Conway’s book is a fine, bold and balanced history of a momentous event in economic policy-making – one that leaves this reader keen to know more. I do however, have one minor bone to pick, a matter of contention not so much with Conway, as with much of the economics profession, and for which Conway cannot therefore be blamed. It is his description of
“fractional reserve banking – the system of finance that prevails to this day – [and that allows bankers] to issue credit (in other words to lend cash) without necessarily holding that money in their balance sheets.” (p.62)
It is doubtful that any developed banking system has operated on the basis of ‘fractional reserves” and of lending out cash – even though this is what is argued in most economic textbooks. What is almost certain is that no banking system has provided credit on the basis of ‘fractional reserves’ since the founding of the Bank of England in 1694. For, as the Bank of England explained carefully in its recent Quarterly Bulletin Q1 2014 (Money Creation in the Modern Economy):
“In reality, neither are reserves a binding constraint on lending, nor does the central bank fix the amount of reserves that are available. As with the relationship between deposits and loans, the relationship between reserves and loans typically operates in the reverse way to that described in some economics textbooks.”
In other words, reserves are created by the central bank as a consequence of private bank lending, and not as a ‘fractional’ basis for lending. (For more on this see an essay by this author: The Power to Create money ‘Out of Thin Air’: Understanding capitalism’s elastic production of money and moving on beyond Adam Smith and ‘fractional reserve banking’.)

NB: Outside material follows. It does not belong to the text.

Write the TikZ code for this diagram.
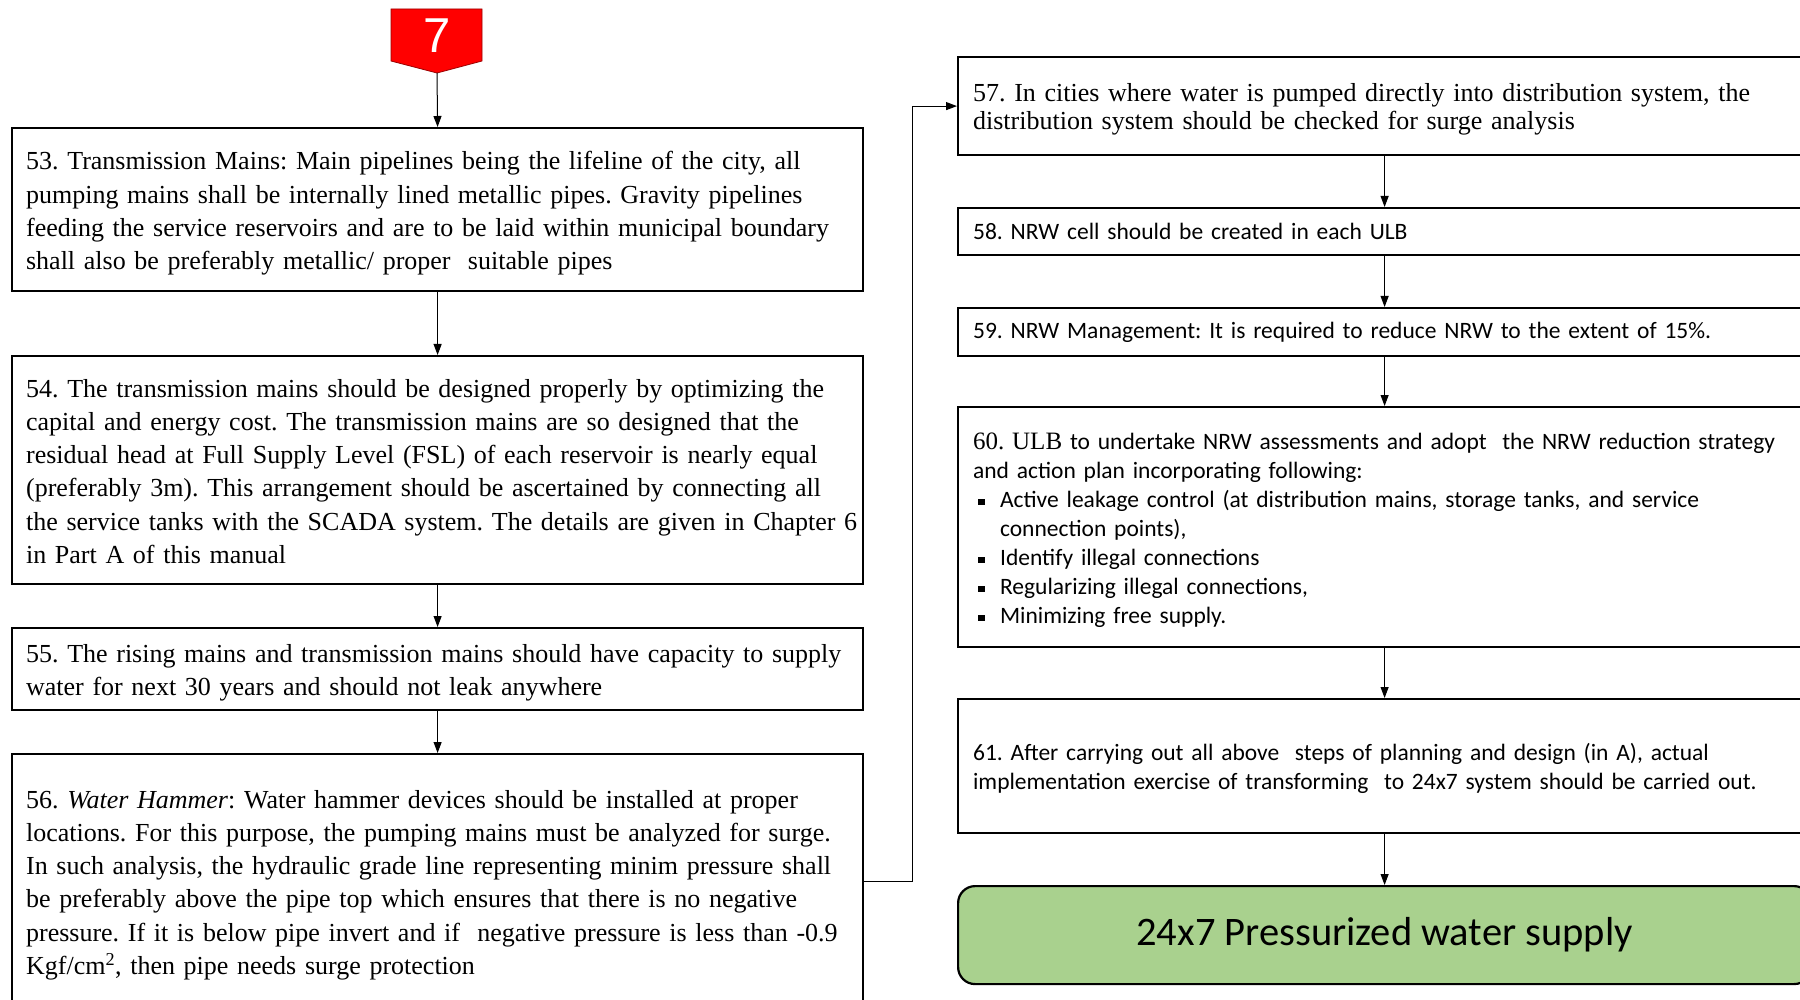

While Sky journalist Ed Conway’s view of banking and money creation is skewed by the perverse teachings of professional economists, it has not inhibited his grasp of the scale of the achievement of those 730 delegates at the climax of a terrible war. Led by Keynes, Roosevelt, Morgenthau and White, they tackled the great summit of Bretton Woods and successfully fought and won the most ferocious engagement of that War – the battle against global financial interests.